Perhaps most impressive of all, was that Mainoumi was wrestling some of the most massive sumo wrestlers ever to enter the dohyo, including the likes of Akebono and Konishiki, but was not only wrestling them, but was wrestling them and winning. Mainoumi entered sumo exactly at the time that the big Hawaiians and Samoans were entering the sport and driving many Japanese rikishi to make extra trips to the buffet to try to compete. Mainoumi actually rose up through the ranks at roughly the same dates as Akebono. Thus, Mainoumi became the ultimate underdog, and a hero to sumo fans everywhere, standing up for the supremacy of wits and technique over size and brute force. Some of the most memorable sumo bouts of the 1990s involve the 99-kg Mainoumi facing off against 239-kg Akebono or 275-kg Konishiki, in which case fans had the pleasure of watching the largest sumo wrestler ever fight the smallest ever.
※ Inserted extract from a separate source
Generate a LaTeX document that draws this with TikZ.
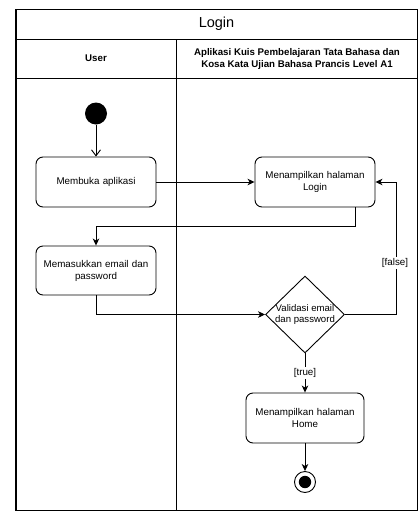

One of these fights memorable for all the wrong reasons was a bout in 1996 when, in a match which Mainoumi actually won, all 275 kilograms of Konishiki came crashing down on Mainoumi's knee, shredding it completely. For anyone who has seen pictures of Konishiki and Mainoumi, you can imagine how horrifying it looked to see the one come down on top of the other, and indeed the image is indelibly burned into the minds of many a sumo fan. It took Mainoumi more than a year and a half to make his way back to the ring, and even then he had to fight his way back from juryo. He finally made it back to makuuchi in 1999 before a new spate of injuries forced him to retire at age 32.
Today Mainoumi is a sumo commentator, television personality, and all-around ambassador of the sport. It is a sign of his enduring popularity as the lovable everyman that virtually every political party in Japan has asked him to run for office under its banner, although thus far he has declined.
Mainoumi's overall record as a professional was 385-418-27. He wrestled in 36 basho as a Makuuchi and won the technique prize 5 times, as is only befitting for the "Department Store of Technique."